Parliament of Uganda
- In office 2002–2011
- Preceded by: ?
- Succeeded by: Elizabeth Karungi

Personal details
- Born: May 30, 1973 (age 53) Kanungu District, Uganda
- Party: National Resistance Movement

= Jacqueline Kyatuheire =

Former Member of Parliament for Kanungu District from 2002 - 2011

Jacqueline Kyatuheire (born 30 May 1973) is a Ugandan sociologist and politician. She is a former member of the Parliament of Uganda representing the Kanungu District under the National Resistance Movement from 2002 to 2011 when she was defeated by Elizabeth Karungi.
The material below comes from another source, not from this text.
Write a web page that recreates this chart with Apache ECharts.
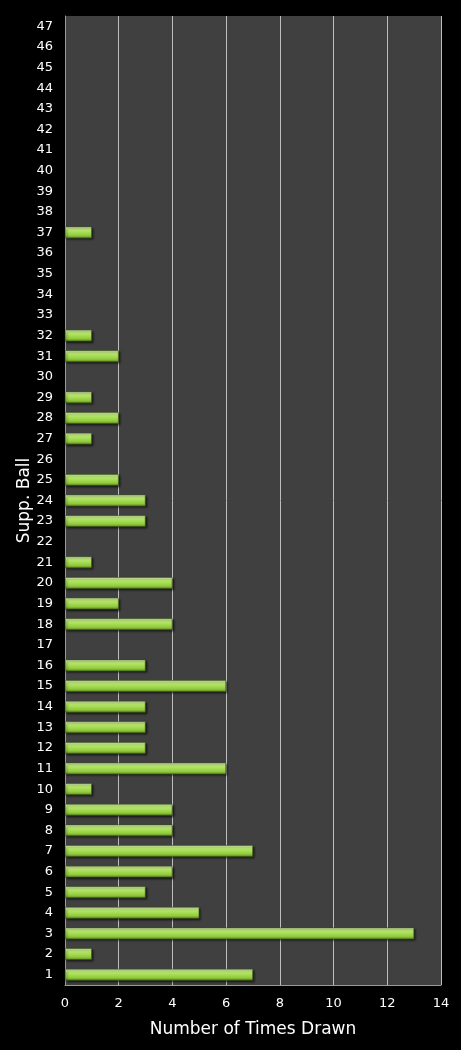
<!DOCTYPE html>
<html>
<head>
<meta charset="utf-8">
<script src="https://cdn.jsdelivr.net/npm/echarts@6/dist/echarts.min.js"></script>
<style>
  html, body { margin: 0; padding: 0; background: #000; }
  #main { width: 461px; height: 1050px; }
</style>
</head>
<body>
<div id="main"></div>
<script>
// 补充球 1..47
const balls = [];
for (let i = 1; i <= 47; i++) balls.push(String(i));

// 每个号码被抽中的次数
const timesDrawn = [
  7, 1, 13, 5, 3, 4, 7, 4, 4, 1,
  6, 3, 3, 3, 6, 3, 0, 4, 2, 4,
  1, 0, 3, 3, 2, 0, 1, 2, 1, 0,
  2, 1, 0, 0, 0, 0, 1, 0, 0, 0,
  0, 0, 0, 0, 0, 0, 0
];

const xTicks = [0, 2, 4, 6, 8, 10, 12, 14];

const chart = echarts.init(document.getElementById("main"));

const option = {
  backgroundColor: "#000",
  textStyle: { fontFamily: "DejaVu Sans" },
  grid: {
    left: 65, right: 20, top: 16, bottom: 65,
    show: true, backgroundColor: "#404040", borderWidth: 0
  },
  xAxis: {
    type: "value",
    min: xTicks[0],
    max: xTicks[xTicks.length - 1],
    interval: 2,
    name: "Number of Times Drawn",
    nameLocation: "middle",
    nameGap: 36,
    nameTextStyle: { color: "#fff", fontSize: 17 },
    axisLine: { show: true, lineStyle: { color: "#9a9a9a", width: 1 } },
    axisTick: { show: false },
    axisLabel: { color: "#fff", fontSize: 13, margin: 12 },
    splitLine: { show: true, lineStyle: { color: "#bdbdbd", width: 1 } }
  },
  yAxis: {
    type: "category",
    data: balls,
    name: "Supp. Ball",
    nameLocation: "middle",
    nameGap: 32,
    nameMoveOverlap: false,
    nameRotate: 90,
    nameTextStyle: { color: "#fff", fontSize: 17 },
    axisLine: { show: true, lineStyle: { color: "#9a9a9a", width: 1 } },
    axisTick: { show: false },
    axisLabel: { color: "#fff", fontSize: 13, margin: 12, interval: 0 },
    splitLine: { show: false }
  },
  series: [
    {
      type: "bar",
      // 0 次的号码不画柱子
      data: timesDrawn.map(v => (v === 0 ? "-" : v)),
      barCategoryGap: "44%",
      itemStyle: {
        color: new echarts.graphic.LinearGradient(0, 0, 0, 1, [
          { offset: 0, color: "#e2f8b8" },
          { offset: 0.3, color: "#b6e86a" },
          { offset: 0.75, color: "#92cc3c" },
          { offset: 1, color: "#5e8a22" }
        ]),
        borderColor: "#3c5a14",
        borderWidth: 0.6,
        shadowColor: "rgba(0,0,0,0.6)",
        shadowOffsetX: 1.5,
        shadowOffsetY: 1.5,
        shadowBlur: 2
      },
      animation: false
    }
  ]
};

option && chart.setOption(option);
</script>
</body>
</html>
== Early life and education ==
Jacqueline was born on 30 May 1973 in Kanungu district from a family of five girls in village near the Democratic Republic of Congo. She was brought up by her single mother.

Jacqueline graduated with a bachelor of Arts degree in Social Science in 1997.

== Social life. ==
In March 2004, Jacqueline launched the constitution of Bishop Comboni old students Association in Kampala.

She founded St Teresa all girls boarding school.

== Political career ==
Before joining politics, Jacqueline was the assistant chief administrative officer for Rukungiri district.

She won the Kanungu district woman parliamentary seat with 2,859 votes beating Catherine Musinguzi who got 2,325 votes. She was among the mobilisers of Kanungu district Image Group, that met President Museveni at state house in Entebbe to show their assurance in supporting him in the 2016 candidature.

Jacqueline serves as the NRM deputy national treasurer, a position she was nominated by Yoweri Kaguta Museveni who is the NRM chairperson and approved by the Central Executive Committee in June 2020, replacing Keneth Omona.